Director Emily Daubenmire keeps the action moving despite her claustrophobic confines of the setting. She keeps a clear flow from the events in the room to the many flashbacks employed to tell their stories, with very effective physical lighting changes designed by Jim Schomo utilizing the mere dozen or so lights at his disposal in this pop up venue. She has a good handle on her characters. Her pace is consistent and tight but suffers in a few isolated instances. The beginning scene is a little lax as we first get to know Lawson’s and Zellhofer’s characters through their banal introductory dialogue and could be tighter and faster considering we eventually find out the bond these men have is so strong they can actually finish each other’s sentences. There is also little urgency in the physical transition in and out of a quick costume change into Foreman’s very heightened courtroom flashback. But those instances may have improved as the actors get more comfortable with the piece.
A special word to set designers Patrick Rudai and Jordan Hollett, who have created the universe in which these four integral characters are defined. There are many ways they could have gone, from Martha Stewart decorative and hyper-organized, or highly stylized full of Restoration Hardware (it is a gay closet after all, and if you’re using the stereotypical metaphor…) but they settled on a visual that is a mix of pantry and garage storage area. It’s cluttered, departmentalized but messy, full of useless accumulations, and unfinished, just like the lives and minds of the four men taking solace there. If the Closet is indeed a metaphor, they use that metaphor very effectively.
As an area premiere, Fuchs’ script is a small revelation. What could be an evening of all the clichés and stereotypes of a Bravo direct-to-video release is instead full of insight, sensitivity, and unflinching honesty. He strikes an ideal balance of humor and pathos and treats all his characters with an even perspective. He has a gift of tackling important issues and ideas honestly and directly, but without getting preachy, a trap even some of his more prestigious Tony-lauded predecessors have never managed to avoid. All signs point to him being a talent that bears some following to see what he accomplishes next.

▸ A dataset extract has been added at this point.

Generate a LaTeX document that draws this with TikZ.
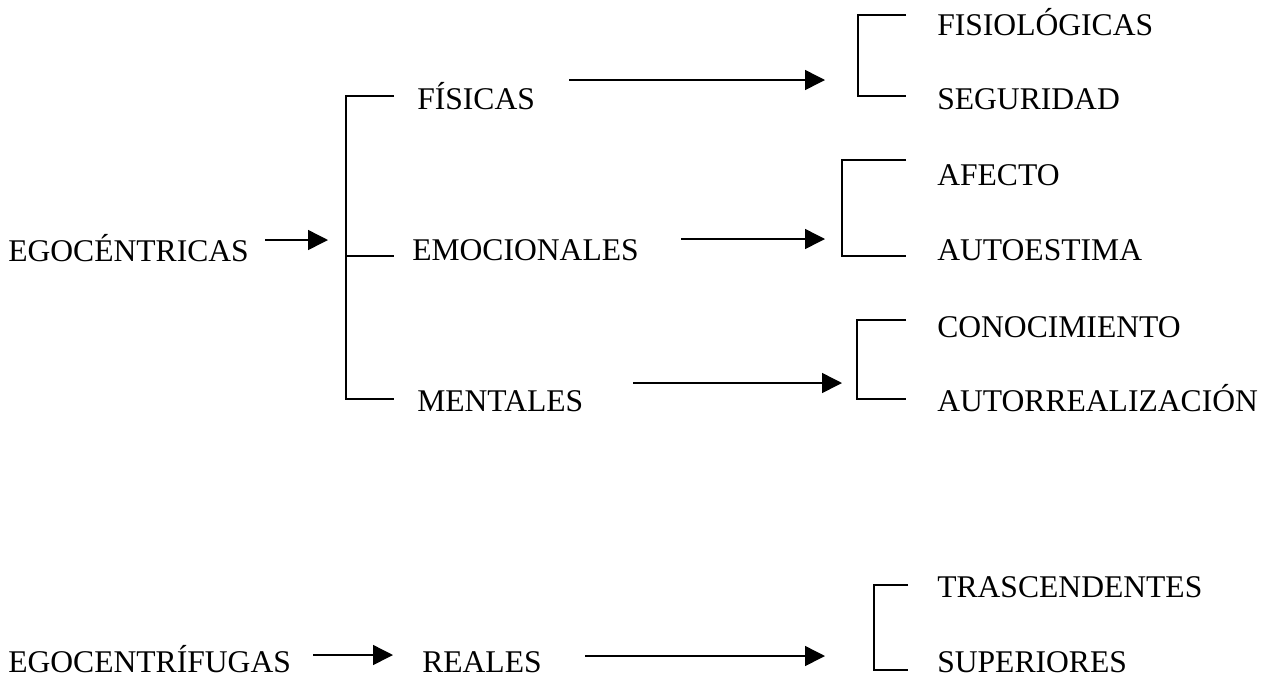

Third Wall has scored a quiet major event here. This could be the only chance in the foreseeable future to experience this work’s smart and important message in a production that is not only well written, well-conceived, and well-acted, but created with an obvious degree of passion and love. This small, independent production in a pop-up space could easily fall off the theatrical radar this busy season. Don’t let it.
In the Closet features strong language and sexual content.
Running Time: Approximately 2 hours and 10 minutes with one intermission
In The Closet plays through January 27, 2019 with Third Wall productions at The Foundation Coworking Community— 4709 Harford Road in Baltimore, MD. Tickets can be purchased at the door or in advance online.